Moody’s currently rates South Africa at Baa2 (the lowest investment grade status).
“Thus a one notch downgrade from Moody’s would raise concerns about the eligibility of South African debt in investment grade bond indices,” says Petr Krpata at ING in London.
Foreigners have bought around US$1.2bn worth of South African bonds since the 15 March Fed decision and Krpata says they will now be underwater on both FX and the bond trade.
“The ZAR has one of the highest EM traded volatility prices for good reason. USD/ZAR to 14.00 before Friday,” says Krpata.
Analysts at UniCredit Bank AG agree that 14.00 is achievable near-term.
"We see upside risks to spot and it should trade with an upward bias within a 13.65-14.05 range in the near term," say UniCredit in a note to clients dated April 4.
Moody’s will likely downgrade the sovereign to Baa3 (the lowest IG rating) at their review on Friday, but this will likely have less of an impact than the surprise of the S&P move and the gravity of any potential action at Fitch.
"Instead, a downgrade by Fitch (which has the rating at BBB-) would be significant, as it would see two of the three main agencies with a sub-IG rating on the country, meaning that South Africa would come out of some of the IG bond benchmarks, resulting in selling by passive benchmark investors," say UniCredit.
Analysts at HSBC calculate that if S&P downgrade South Africa's rating it could trigger $9-10bn of outflows from the local bond market as the country would be removed from the widely followed World Government Bond Index.

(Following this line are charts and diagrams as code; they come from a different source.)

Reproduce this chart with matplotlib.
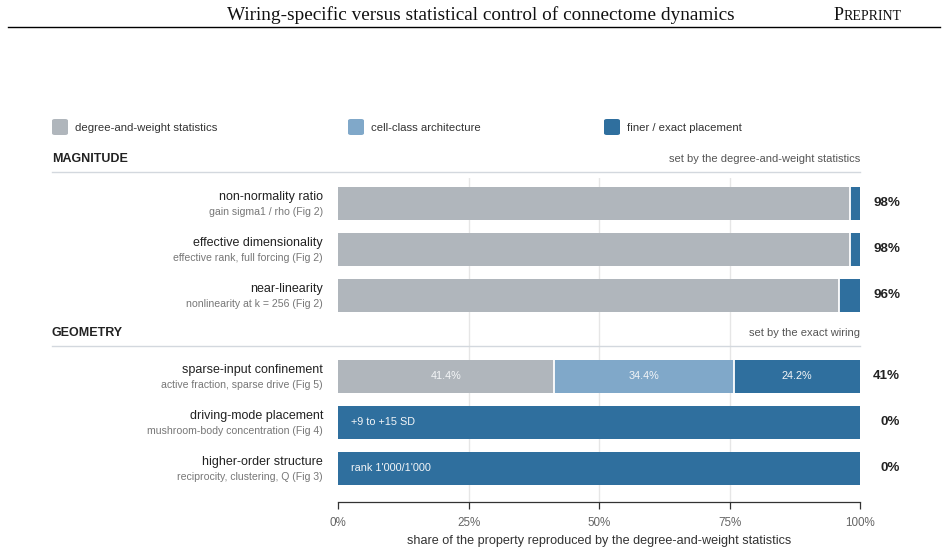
import matplotlib
matplotlib.use("Agg")
import matplotlib.pyplot as plt
import matplotlib.transforms as mtransforms
from matplotlib.patches import FancyBboxPatch
from matplotlib.lines import Line2D

plt.rcParams["font.family"] = ["Liberation Sans", "DejaVu Sans"]

W, H = 948, 551

# --- data ---
sections = ["MAGNITUDE", "GEOMETRY"]
section_notes = ["set by the degree-and-weight statistics", "set by the exact wiring"]
props = ["non-normality ratio", "effective dimensionality", "near-linearity",
         "sparse-input confinement", "driving-mode placement", "higher-order structure"]
subs = ["gain sigma1 / rho (Fig 2)", "effective rank, full forcing (Fig 2)",
        "nonlinearity at k = 256 (Fig 2)", "active fraction, sparse drive (Fig 5)",
        "mushroom-body concentration (Fig 4)", "reciprocity, clustering, Q (Fig 3)"]
stat_share = [98, 98, 96, 41.4, 0, 0]
cell_share = [0, 0, 0, 34.4, 0, 0]
fine_share = [2, 2, 4, 24.2, 100, 100]
right_labels = ["98%", "98%", "96%", "41%", "0%", "0%"]
bar_notes = ["", "", "", "", "+9 to +15 SD", "rank 1'000/1'000"]
legend_names = ["degree-and-weight statistics", "cell-class architecture", "finer / exact placement"]
xticks = [0, 25, 50, 75, 100]

C_STAT, C_CELL, C_FINE = "#b0b6bc", "#80a8c9", "#2f6f9e"
colors = [C_STAT, C_CELL, C_FINE]

def fx(px):
    return px / W

def fy(py):
    return 1 - py / H

fig = plt.figure(figsize=(W / 100, H / 100), dpi=100)

# running header
fig.text(fx(481), fy(15), "Wiring-specific versus statistical control of connectome dynamics",
         family="Liberation Serif", fontsize=13.9, ha="center", va="center", color="#111")
fig.text(fx(834), fy(15.5), "P", family="Liberation Serif", fontsize=13, ha="left", va="center", color="#111")
fig.text(fx(843.5), fy(16.5), "REPRINT", family="Liberation Serif", fontsize=10, ha="left", va="center", color="#111")
fig.add_artist(Line2D([fx(8), fx(940)], [fy(27), fy(27)], color="black", lw=1.0))

# legend
for name, c, x0 in zip(legend_names, colors, [52, 348, 604]):
    fig.add_artist(FancyBboxPatch((fx(x0), fy(135)), fx(16), 16 / H,
                                  boxstyle="round,pad=0,rounding_size=0.003",
                                  transform=fig.transFigure, fc=c, ec="none"))
    fig.text(fx(x0 + 23), fy(128), name, fontsize=8.2, va="center", color="#333")

# main axes
ax = fig.add_axes([fx(338), fy(502), 522 / W, (502 - 178) / H])
ypos = [0, 1, 2, 3.76, 4.76, 5.76]
ax.set_xlim(0, 100)
ax.set_ylim(6.49, -0.554)
for t in xticks[1:-1]:
    ax.axvline(t, color="#e6e6e6", lw=1, zorder=0)

h = 0.73
left = [0] * len(props)
for vals, c in zip([stat_share, cell_share, fine_share], colors):
    for i, (y, v) in enumerate(zip(ypos, vals)):
        if v > 0:
            ax.barh(y, v, left=left[i], height=h, color=c, edgecolor="none", zorder=2)
            if left[i] > 0:
                ax.plot([left[i], left[i]], [y - h / 2, y + h / 2], color="white",
                        lw=1.3, zorder=3, solid_capstyle="butt")
    left = [l + v for l, v in zip(left, vals)]

# segment values on the mixed row
i = 3
acc = 0
for vals in [stat_share, cell_share, fine_share]:
    v = vals[i]
    ax.text(acc + v / 2, ypos[i], f"{v:.1f}%", ha="center", va="center",
            fontsize=7.8, color="#f4f6f8", zorder=4)
    acc += v
for y, note in zip(ypos, bar_notes):
    if note:
        ax.text(2.5, y, note, ha="left", va="center", fontsize=7.8, color="#f4f6f8", zorder=4)

blend = mtransforms.blended_transform_factory(fig.transFigure, ax.transData)
for y, p, s, r in zip(ypos, props, subs, right_labels):
    ax.text(fx(323), y - 0.14, p, transform=blend, ha="right", va="center",
            fontsize=9.0, color="#222", clip_on=False)
    ax.text(fx(323), y + 0.19, s, transform=blend, ha="right", va="center",
            fontsize=7.6, color="#777", clip_on=False)
    ax.text(fx(900), y, r, transform=blend, ha="right", va="center",
            fontsize=9.6, fontweight="bold", color="#222", clip_on=False)

# section headers
for name, note, yh, yl in zip(sections, section_notes, [159, 333], [172, 346]):
    fig.text(fx(52), fy(yh), name, fontsize=9, fontweight="bold", va="center", color="#222")
    fig.text(fx(860), fy(yh), note, fontsize=8.0, ha="right", va="center", color="#555")
    fig.add_artist(Line2D([fx(52), fx(860)], [fy(yl), fy(yl)], color="#d3d8de", lw=1.0))

for sp in ["top", "right", "left"]:
    ax.spines[sp].set_visible(False)
ax.spines["bottom"].set_color("#333")
ax.spines["bottom"].set_linewidth(0.9)
ax.set_yticks([])
ax.set_xticks(xticks)
ax.set_xticklabels([f"{t}%" for t in xticks])
ax.tick_params(axis="x", length=5, width=0.9, color="#333", labelsize=8.4,
               labelcolor="#666", pad=6)
ax.set_xlabel("share of the property reproduced by the degree-and-weight statistics",
              fontsize=9.1, color="#333", labelpad=4)

fig.savefig("out.png", dpi=100)
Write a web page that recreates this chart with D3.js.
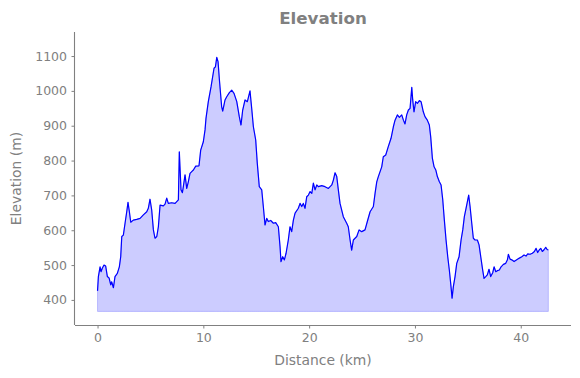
<!DOCTYPE html>
<html>
<head>
<meta charset="utf-8">
<script src="https://cdn.jsdelivr.net/npm/d3@7"></script>
<style>
  body { margin: 0; background: #fff; }
  svg { font-family: "DejaVu Sans", sans-serif; }
</style>
</head>
<body>
<svg width="580" height="378"></svg>
<script>
// distance along the route (km) and elevation (m)
var distance = [0, 0.08, 0.24, 0.33, 0.45, 0.61, 0.77, 0.93, 1.09, 1.25, 1.34, 1.5, 1.65, 1.87, 2.06, 2.19, 2.29, 2.44, 2.6, 2.76, 2.88, 3.01, 3.14, 3.38, 3.7, 4.02, 4.33, 4.65, 4.8, 4.96, 5.12, 5.28, 5.43, 5.6, 5.75, 5.91, 6.22, 6.38, 6.54, 6.69, 7.01, 7.33, 7.64, 7.73, 7.89, 8.02, 8.11, 8.27, 8.43, 8.58, 8.74, 8.9, 9.06, 9.28, 9.59, 9.75, 10.0, 10.16, 10.25, 10.47, 10.73, 11.01, 11.14, 11.27, 11.39, 11.52, 11.73, 11.83, 12.05, 12.21, 12.46, 12.68, 12.9, 13.16, 13.4, 13.56, 13.72, 13.94, 14.16, 14.41, 14.57, 14.73, 14.95, 15.1, 15.29, 15.52, 15.67, 15.83, 15.99, 16.14, 16.37, 16.62, 16.84, 17.09, 17.25, 17.34, 17.5, 17.66, 17.82, 18.03, 18.19, 18.35, 18.51, 18.67, 18.98, 19.14, 19.3, 19.45, 19.61, 19.77, 19.93, 20.09, 20.25, 20.4, 20.56, 20.72, 20.87, 21.19, 21.5, 21.82, 22.14, 22.29, 22.45, 22.61, 22.76, 22.92, 23.23, 23.55, 23.7, 23.87, 24.02, 24.18, 24.5, 24.72, 24.97, 25.28, 25.5, 25.76, 26.07, 26.23, 26.39, 26.54, 26.86, 27.01, 27.24, 27.48, 27.74, 27.96, 28.12, 28.34, 28.53, 28.75, 28.91, 29.06, 29.22, 29.38, 29.54, 29.7, 29.79, 29.91, 30.07, 30.23, 30.42, 30.58, 30.79, 30.95, 31.17, 31.36, 31.49, 31.65, 31.81, 31.97, 32.12, 32.31, 32.47, 32.63, 32.78, 32.94, 33.1, 33.25, 33.41, 33.51, 33.63, 33.79, 33.95, 34.17, 34.36, 34.52, 34.67, 34.83, 34.99, 35.08, 35.21, 35.37, 35.52, 35.68, 35.9, 36.06, 36.22, 36.4, 36.53, 36.69, 36.84, 37.0, 37.16, 37.35, 37.48, 37.64, 37.79, 37.98, 38.14, 38.36, 38.58, 38.74, 38.83, 38.99, 39.15, 39.37, 39.62, 39.87, 40.1, 40.31, 40.5, 40.66, 40.88, 41.1, 41.29, 41.45, 41.6, 41.76, 41.89, 42.04, 42.2, 42.36, 42.51, 42.61];
var elevation = [426, 467, 495, 481, 491, 500, 497, 467, 463, 443, 452, 435, 467, 476, 495, 524, 582, 586, 620, 653, 680, 653, 623, 629, 631, 634, 644, 653, 663, 689, 658, 601, 577, 582, 610, 672, 670, 675, 692, 677, 679, 677, 687, 825, 716, 708, 725, 759, 720, 739, 763, 768, 773, 784, 785, 830, 854, 888, 921, 969, 1012, 1065, 1069, 1096, 1084, 1031, 955, 942, 974, 983, 995, 1002, 993, 969, 926, 902, 945, 974, 969, 1000, 950, 897, 859, 792, 725, 716, 668, 615, 634, 625, 628, 620, 622, 610, 553, 510, 524, 515, 534, 572, 610, 596, 629, 649, 663, 677, 668, 677, 663, 696, 701, 711, 706, 735, 716, 730, 725, 728, 725, 720, 730, 744, 765, 754, 716, 677, 639, 620, 610, 572, 543, 572, 582, 601, 596, 601, 625, 653, 668, 706, 739, 754, 782, 811, 816, 840, 864, 897, 916, 931, 924, 931, 916, 905, 931, 945, 950, 1010, 974, 940, 969, 964, 972, 969, 940, 926, 916, 902, 868, 806, 782, 773, 754, 739, 730, 687, 629, 572, 524, 486, 438, 405, 438, 467, 505, 524, 572, 601, 639, 663, 687, 701, 668, 620, 577, 572, 572, 558, 524, 486, 462, 467, 472, 488, 467, 478, 495, 481, 484, 486, 495, 502, 505, 515, 531, 517, 515, 510, 515, 520, 524, 529, 526, 532, 531, 534, 539, 548, 536, 544, 548, 539, 544, 551, 544, 544];
var fillBase = 367;
var xTicks = [0, 10, 20, 30, 40];
var yTicks = [400, 500, 600, 700, 800, 900, 1000, 1100];

var width = 580, height = 378;
var margin = {top: 32, right: 9, bottom: 53, left: 75};
var grey = '#808080';

var svg = d3.select('svg');

var x = d3.scaleLinear().domain([-2.13, 44.75]).range([margin.left, width - margin.right]);
var y = d3.scaleLinear().domain([328, 1169]).range([height - margin.bottom, margin.top]);

var points = distance.map(function(d, i) { return [d, elevation[i]]; });

var area = d3.area()
  .x(d => x(d[0]))
  .y0(y(fillBase))
  .y1(d => y(d[1]));

var line = d3.line()
  .x(d => x(d[0]))
  .y(d => y(d[1]));

svg.append('path')
  .datum(points)
  .attr('d', area)
  .attr('fill', 'rgba(0,0,255,0.2)')
  .attr('stroke', 'rgba(0,0,255,0.2)')
  .attr('stroke-width', 1);

svg.append('path')
  .datum(points)
  .attr('d', line)
  .attr('fill', 'none')
  .attr('stroke', '#0000ff')
  .attr('stroke-width', 1.2)
  .attr('stroke-linejoin', 'round');

var xAxis = svg.append('g')
  .attr('transform', 'translate(0,' + (height - margin.bottom) + ')')
  .call(d3.axisBottom(x).tickValues(xTicks).tickSize(3.5).tickPadding(4.5).tickFormat(d3.format('d')));

var yAxis = svg.append('g')
  .attr('transform', 'translate(' + margin.left + ',0)')
  .call(d3.axisLeft(y).tickValues(yTicks).tickSize(3.5).tickPadding(4.5).tickFormat(d3.format('d')));

[xAxis, yAxis].forEach(function(g) {
  g.select('.domain').attr('stroke', grey).attr('stroke-width', 1.1)
    .attr('d', g === xAxis ? 'M' + margin.left + ',0.5H' + (width - margin.right)
                           : 'M-0.5,' + margin.top + 'V' + (height - margin.bottom));
  g.selectAll('.tick line').attr('stroke', grey).attr('stroke-width', 1);
  g.selectAll('.tick text').attr('fill', grey).style('font-size', '12.5px').style('font-family', 'DejaVu Sans');
});

svg.append('text')
  .attr('x', (margin.left + width - margin.right) / 2)
  .attr('y', 365)
  .attr('text-anchor', 'middle')
  .attr('fill', grey)
  .style('font-size', '13.9px')
  .text('Distance (km)');

svg.append('text')
  .attr('transform', 'translate(21,' + ((margin.top + height - margin.bottom) / 2) + ') rotate(-90)')
  .attr('text-anchor', 'middle')
  .attr('fill', grey)
  .style('font-size', '13.9px')
  .text('Elevation (m)');

svg.append('text')
  .attr('x', (margin.left + width - margin.right) / 2)
  .attr('y', 24)
  .attr('text-anchor', 'middle')
  .attr('fill', grey)
  .style('font-size', '16.7px')
  .style('font-weight', 'bold')
  .text('Elevation');
</script>
</body>
</html>
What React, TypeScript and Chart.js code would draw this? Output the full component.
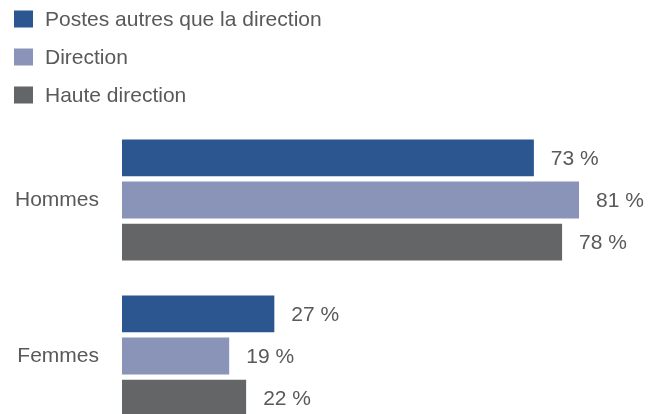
import React, { useEffect, useRef } from "react";
import { Chart, registerables } from "chart.js";

Chart.register(...registerables);

const categories = ["Hommes", "Femmes"];
const seriesNames = ["Postes autres que la direction", "Direction", "Haute direction"];
const postesAutres = [73, 27];
const direction = [81, 19];
const hauteDirection = [78, 22];

const COLORS = ["#2C5690", "#8A94B9", "#646567"];
const TEXT = "#58595B";
const FAMILY = '"Liberation Sans", Arial, Helvetica, sans-serif';
const FONT_SIZE = 21;

const legendPlugin = {
  id: "stackedLegend",
  afterDraw(chart: any) {
    const ctx = chart.ctx;
    ctx.save();
    ctx.font = `${FONT_SIZE}px ${FAMILY}`;
    ctx.textBaseline = "middle";
    ctx.textAlign = "left";
    chart.data.datasets.forEach((ds: any, i: number) => {
      const top = 10.5 + i * 38;
      ctx.fillStyle = ds.backgroundColor;
      ctx.fillRect(14, top, 19, 17);
      ctx.fillStyle = TEXT;
      ctx.fillText(ds.label, 45, top + 9.5);
    });
    ctx.restore();
  },
};

const valueLabelPlugin = {
  id: "valueLabels",
  afterDatasetsDraw(chart: any) {
    const ctx = chart.ctx;
    ctx.save();
    ctx.font = `${FONT_SIZE}px ${FAMILY}`;
    ctx.textBaseline = "middle";
    ctx.textAlign = "left";
    ctx.fillStyle = TEXT;
    chart.data.datasets.forEach((ds: any, di: number) => {
      const meta = chart.getDatasetMeta(di);
      meta.data.forEach((bar: any, i: number) => {
        ctx.fillText(`${ds.data[i]} %`, bar.x + 17, bar.y + 1);
      });
    });
    ctx.restore();
  },
};

export default function App() {
  const ref = useRef<HTMLCanvasElement | null>(null);

  useEffect(() => {
    if (!ref.current) return;
    const seriesValues = [postesAutres, direction, hauteDirection];
    const chart = new Chart(ref.current, {
      type: "bar",
      data: {
        labels: categories,
        datasets: seriesNames.map((name, i) => ({
          label: name,
          data: seriesValues[i],
          backgroundColor: COLORS[i],
          borderWidth: 0,
          barPercentage: 0.875,
          categoryPercentage: 0.8077,
        })),
      },
      options: {
        indexAxis: "y",
        animation: false,
        responsive: false,
        maintainAspectRatio: false,
        layout: { padding: { top: 122, bottom: 6, left: 0, right: 0 } },
        plugins: {
          legend: { display: false },
          tooltip: { enabled: false },
        },
        scales: {
          x: { display: false, min: 0, max: 95 },
          y: {
            grid: { display: false, drawTicks: false },
            border: { display: false },
            ticks: {
              color: TEXT,
              font: { size: FONT_SIZE, family: FAMILY },
              padding: 23,
            },
            afterFit(axis: any) {
              axis.width = 122;
              axis.paddingTop = 0;
              axis.paddingBottom = 0;
            },
          },
        },
      },
      plugins: [legendPlugin, valueLabelPlugin],
    });
    return () => chart.destroy();
  }, []);

  return (
    <div
      style={{
        position: "fixed",
        left: 0,
        top: 0,
        width: 658,
        height: 414,
        overflow: "hidden",
        background: "#fff",
      }}
    >
      <canvas ref={ref} width={658} height={440} style={{ width: 658, height: 440, display: "block" }} />
    </div>
  );
}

The Rand took a sharp dip on Monday, April 4 after S&P cut South Africa’s long-term credit rating to junk (a one notch downgrade) leaving the outlook negative. Last week we reported that all major ratings agencies were likely to cut South Africa’s credit ratings in the near-term.
Policy continuity was cited by S&P as the core concern, following the removal of respected Finance Minister Pravin Gordhan last week.
But in a truly bizarre reaction to the news, South Africa’s Treasury responded that foreign capital would not be missed and the country would gravitate away from relying on foreign capital inflows.
The Treasury noted:
“Reducing reliance on foreign savings to fund investment and relying less on debt to finance public expenditure will secure South Africa’s fiscal sovereignty and economic independence.”
This suggests a Treasury being staffed by politicians who don’t have the slightest hint of how the country’s finances work and is truly terrifying.
“It was compiled by someone who doesn’t know anything about economics,” says Dawie Roodt, Chief Economist at the Efficient Group. “South Africa is a savings deficit country, even under former finance minister Pravin Gordhan, the state was a huge destroyer of capital. SA invests far more than we save.”